From  Bob Luigjes : If I understood correctly, the film formation was done at temperatures slightly above latex Tg. Have you looked at the influence of adding coalescing agents on the bacteria?
Answer: I guess I would be a little nervous about adding coalescing agents because it could harm the bacteria. I guess it would be interesting ones that they could use as food, but the short answer is that we haven’t looked at that and just played with the temperature.

From  Craig Allan : Thanks for your talk, have you looked at other bacteria?
Answer: We have just started to use cyanobacteria, which will undergo photsynthesis. We are also looking at bacteria found in soils.

From  Jordan Petkov : More of a comment than question, but osmotic pressure measurements would have given water permeability and not that of the fluorescent molecule, i.e. you might have had the right permeability at lower level of halloyside.
Answer: Thanks. Yes, we are measuring the permeability of the fluorescein (and not water). I'll look into osmotic pressure measurements. That's a good idea.

From  Peter Collins : Have you looked at other minerals with different morphologies?
Answer: So far, we've only tried halloysite. But disk-like particles would probably similarly introduce porosity.

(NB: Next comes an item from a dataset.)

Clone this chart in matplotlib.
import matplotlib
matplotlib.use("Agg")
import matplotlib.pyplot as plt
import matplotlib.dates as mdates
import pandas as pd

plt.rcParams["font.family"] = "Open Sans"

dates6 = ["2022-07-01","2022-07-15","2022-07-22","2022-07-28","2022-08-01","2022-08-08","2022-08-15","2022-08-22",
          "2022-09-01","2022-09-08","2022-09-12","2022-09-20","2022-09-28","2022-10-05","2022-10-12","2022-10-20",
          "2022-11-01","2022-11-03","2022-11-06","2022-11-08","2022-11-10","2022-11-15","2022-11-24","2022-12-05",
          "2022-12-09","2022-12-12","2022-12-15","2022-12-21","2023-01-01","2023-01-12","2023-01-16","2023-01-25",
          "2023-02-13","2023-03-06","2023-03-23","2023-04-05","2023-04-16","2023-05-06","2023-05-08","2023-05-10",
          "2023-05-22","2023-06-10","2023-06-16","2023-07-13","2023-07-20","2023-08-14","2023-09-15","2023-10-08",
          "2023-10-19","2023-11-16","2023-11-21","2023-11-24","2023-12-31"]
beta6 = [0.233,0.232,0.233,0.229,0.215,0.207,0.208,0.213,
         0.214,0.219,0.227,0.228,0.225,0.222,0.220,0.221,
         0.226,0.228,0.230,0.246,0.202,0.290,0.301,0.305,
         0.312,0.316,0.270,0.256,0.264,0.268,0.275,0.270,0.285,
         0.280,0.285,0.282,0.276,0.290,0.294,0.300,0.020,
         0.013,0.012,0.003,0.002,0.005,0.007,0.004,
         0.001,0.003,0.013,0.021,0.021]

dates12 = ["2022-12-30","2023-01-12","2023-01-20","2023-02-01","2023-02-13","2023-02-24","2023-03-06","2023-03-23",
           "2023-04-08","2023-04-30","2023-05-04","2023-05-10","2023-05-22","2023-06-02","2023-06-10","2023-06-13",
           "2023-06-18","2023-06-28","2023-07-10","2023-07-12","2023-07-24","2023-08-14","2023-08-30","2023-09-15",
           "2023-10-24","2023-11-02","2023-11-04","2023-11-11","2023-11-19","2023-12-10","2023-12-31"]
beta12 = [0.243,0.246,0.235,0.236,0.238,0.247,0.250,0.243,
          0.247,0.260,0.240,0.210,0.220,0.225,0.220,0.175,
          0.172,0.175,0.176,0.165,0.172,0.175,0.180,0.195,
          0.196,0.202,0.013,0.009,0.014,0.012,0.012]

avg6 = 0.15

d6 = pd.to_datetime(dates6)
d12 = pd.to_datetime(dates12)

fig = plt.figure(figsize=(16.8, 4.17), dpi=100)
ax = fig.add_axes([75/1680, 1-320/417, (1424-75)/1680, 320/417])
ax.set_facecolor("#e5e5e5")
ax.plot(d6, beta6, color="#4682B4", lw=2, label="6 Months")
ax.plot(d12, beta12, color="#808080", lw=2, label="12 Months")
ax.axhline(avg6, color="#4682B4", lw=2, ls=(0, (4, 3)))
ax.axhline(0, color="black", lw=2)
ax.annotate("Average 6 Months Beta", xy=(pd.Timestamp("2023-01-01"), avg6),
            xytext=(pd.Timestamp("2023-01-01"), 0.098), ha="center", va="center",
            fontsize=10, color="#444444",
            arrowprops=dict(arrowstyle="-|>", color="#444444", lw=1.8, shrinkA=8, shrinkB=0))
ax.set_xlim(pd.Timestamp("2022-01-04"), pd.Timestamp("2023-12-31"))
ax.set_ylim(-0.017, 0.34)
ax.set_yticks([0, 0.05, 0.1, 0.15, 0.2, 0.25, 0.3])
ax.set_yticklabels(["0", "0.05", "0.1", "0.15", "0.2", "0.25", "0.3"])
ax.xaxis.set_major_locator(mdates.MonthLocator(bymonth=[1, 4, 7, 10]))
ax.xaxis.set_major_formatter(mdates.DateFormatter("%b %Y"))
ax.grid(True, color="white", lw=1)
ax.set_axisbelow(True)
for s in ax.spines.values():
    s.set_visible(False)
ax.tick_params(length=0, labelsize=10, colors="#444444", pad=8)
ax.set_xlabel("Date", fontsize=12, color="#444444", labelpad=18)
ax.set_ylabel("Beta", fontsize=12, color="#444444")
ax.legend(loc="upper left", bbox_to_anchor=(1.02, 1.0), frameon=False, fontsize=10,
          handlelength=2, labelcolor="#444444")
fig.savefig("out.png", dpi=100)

From  Bob Luigjes : If coalescing agents are not an option, did you look at / are you planning to look at latex particles with low Tg, to from films at ambient temperature?
Answer: There is some older work on biocoatings that have film-formed at room temperature. The key problem is that coalescence is quite good, which means that the cooatings are not permeable to water. "Soft" particles will continue to deform and coalesce slowly over time. By using a high-Tg polymer, we retained porosity at ROOM temperature over time.